An official with the Natural Resources Conservation Services says there’s been no "collusion" with developers of a lake near Osceola. Marty Adkins, the N-R-C-S assistant state conservationist for water resources, says two Republican legislators are wrong to suggest his agency is helping lake developers skirt a new state law which forbids governments from condemning land for a lake unless the lake is solely for drinking water.
"The planning procedures that we currently use for surface water supplies were put in place in 2006 to conform to current Iowa standards," Adkins says.
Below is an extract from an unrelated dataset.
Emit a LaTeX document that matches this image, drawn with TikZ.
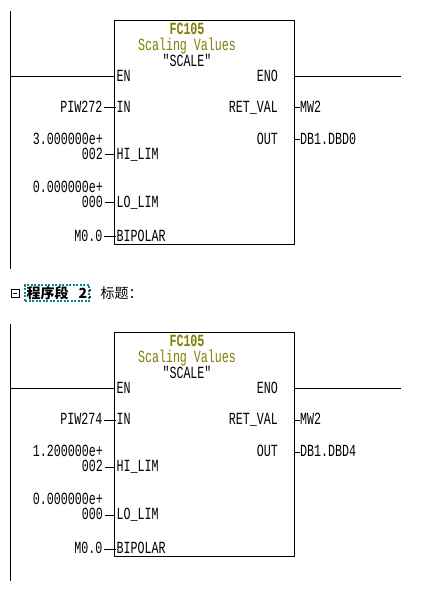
\documentclass[tikz,border=0pt]{standalone}
\usepackage{fontspec}
\newfontfamily\plcfont[FakeStretch=0.686]{Liberation Mono}
\newfontfamily\cjkfont{Noto Sans CJK SC}
\definecolor{fcolive}{HTML}{808000}
\definecolor{segteal}{HTML}{008B8B}
\tikzset{
  wire/.style={line width=1pt, line cap=rect},
  fcbox/.style={draw, line width=1pt, minimum width=180pt, minimum height=224pt, inner sep=0pt},
  lbl/.style={font=\plcfont\fontsize{17}{18}\selectfont, inner sep=0pt, text height=9.8pt, text depth=0pt},
  valstack/.style={font=\plcfont\fontsize{17}{15}\selectfont, inner sep=0pt, align=right, text depth=0pt, anchor=south east},
  titlelbl/.style={lbl, text=fcolive},
  segbox/.style={draw=segteal, line width=1.2pt, dash pattern=on 2pt off 1.5pt, inner sep=0pt,
     minimum width=64pt, minimum height=16pt, font=\cjkfont\bfseries\fontsize{14}{14}\selectfont},
  cjklbl/.style={inner sep=0pt, font=\cjkfont\fontsize{14}{14}\selectfont}
}
% #1 prefix, #2 vertical offset, #3 IN value, #4 HI_LIM mantissa, #5 OUT value
\newcommand\plcblock[5]{%
\begin{scope}[shift={(0,#2)}]
  \coordinate (#1railtop) at (10,12);
  \coordinate (#1railbot) at (10,268);
  \draw[wire] (#1railtop) -- (#1railbot);
  \node[fcbox, anchor=north west] (#1box) at (114.3,20.3) {};
  \node[titlelbl, font=\plcfont\bfseries\fontsize{17}{18}\selectfont] (#1fc) at (187,29.5) {FC105};
  \node[titlelbl] (#1desc) at (187,46) {Scaling Values};
  \node[lbl] (#1sym) at (187,62) {″SCALE″};
  % EN / ENO
  \coordinate (#1enL) at (10,76.3);
  \coordinate (#1enoR) at (400,76.3);
  \draw[wire] (#1enL) -- (#1enL -| #1box.west);
  \draw[wire] (#1box.east |- #1enoR) -- (#1enoR);
  \node[lbl, anchor=west] (#1en) at (116.5,76.3) {EN};
  \node[lbl, anchor=east] (#1eno) at (278,76.3) {ENO};
  % input pins
  \node[lbl, anchor=west] (#1in) at (116.5,108) {IN};
  \node[lbl, anchor=west] (#1hi) at (116.5,155) {HI\_LIM};
  \node[lbl, anchor=west] (#1lo) at (116.5,203) {LO\_LIM};
  \node[lbl, anchor=west] (#1bp) at (116.5,237) {BIPOLAR};
  % output pins
  \node[lbl, anchor=east] (#1ret) at (278,108) {RET\_VAL};
  \node[lbl, anchor=east] (#1out) at (278,140) {OUT};
  % input values
  \node[lbl, anchor=east] (#1inv) at (102.5,108) {#3};
  \node[valstack] (#1hiv) at (103,159.9) {#4\\002};
  \node[valstack] (#1lov) at (103,207.9) {0.000000e+\\000};
  \node[lbl, anchor=east] (#1bpv) at (102.5,237) {M0.0};
  \coordinate (#1hiend) at (104.5,155);
  \coordinate (#1loend) at (104.5,203);
  \draw[wire, line cap=butt] ([xshift=1.5pt]#1inv.east) -- ([xshift=1.5pt]#1inv.east -| #1box.west);
  \draw[wire, line cap=butt] ([xshift=1.5pt]#1bpv.east) -- ([xshift=1.5pt]#1bpv.east -| #1box.west);
  \draw[wire, line cap=butt] (#1hiend) -- (#1hiend -| #1box.west);
  \draw[wire, line cap=butt] (#1loend) -- (#1loend -| #1box.west);
  % output values
  \node[lbl, anchor=west] (#1retv) at (300,108) {MW2};
  \node[lbl, anchor=west] (#1outv) at (300,140) {#5};
  \foreach \v in {retv,outv}{
    \draw[wire, line cap=butt] (#1box.east |- #1\v.west) -- (#1\v.west);
  }
\end{scope}}
\begin{document}
\begin{tikzpicture}[x=1pt, y=-1pt]
  \useasboundingbox[fill=white] (0,0) rectangle (442,609);
  \plcblock{a}{0}{PIW272}{3.000000e+}{DB1.DBD0}
  % segment header
  \node[draw, line width=0.8pt, minimum width=8pt, minimum height=7.5pt, inner sep=0pt] (collapse) at (15,293.5) {};
  \draw[line width=0.8pt] ([xshift=2pt]collapse.west) -- ([xshift=-2pt]collapse.east);
  \node[segbox] (seg) at (57,293) {程序段\hspace{10pt}2};
  \node[cjklbl, anchor=west] (segtitle) at (86.5,293) {：标题：};
  \plcblock{b}{312}{PIW274}{1.200000e+}{DB1.DBD4}
\end{tikzpicture}
\end{document}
The lake project has been in the works for a while and original plans did evaluate the lake’s role as both drinking water source and recreational facility, but Adkins says those plans were changed when the state law went into effect.
"We’ve looked at and evaluated a lot of different lake sizes and sites over the past 16 years," Adkins says. "Just to clarify that, 16 years ago there was a reconnaissance study looking at a lot different lake sites and then over the past several years we’ve been doing more detailed planning." The N-R-C-S has been working with the Southern Iowa Rural Water Association, the City of Osceola, the Osceola Water Board and the Clarke County Board of Supervisors.
Adkins says his agency isn’t pushing any agenda. "Our job is to identify options that are feasible — technically, ecologically and economically feasible," Adkins says. Republican Representative Jeff Kaufmann of Hiawatha this week charged that the federal agency Adkins represents is working behind the scenes to skirt the state’s new property rights law in hopes of building a bigger lake near Osceola so it can be used for both drinking water and recreation.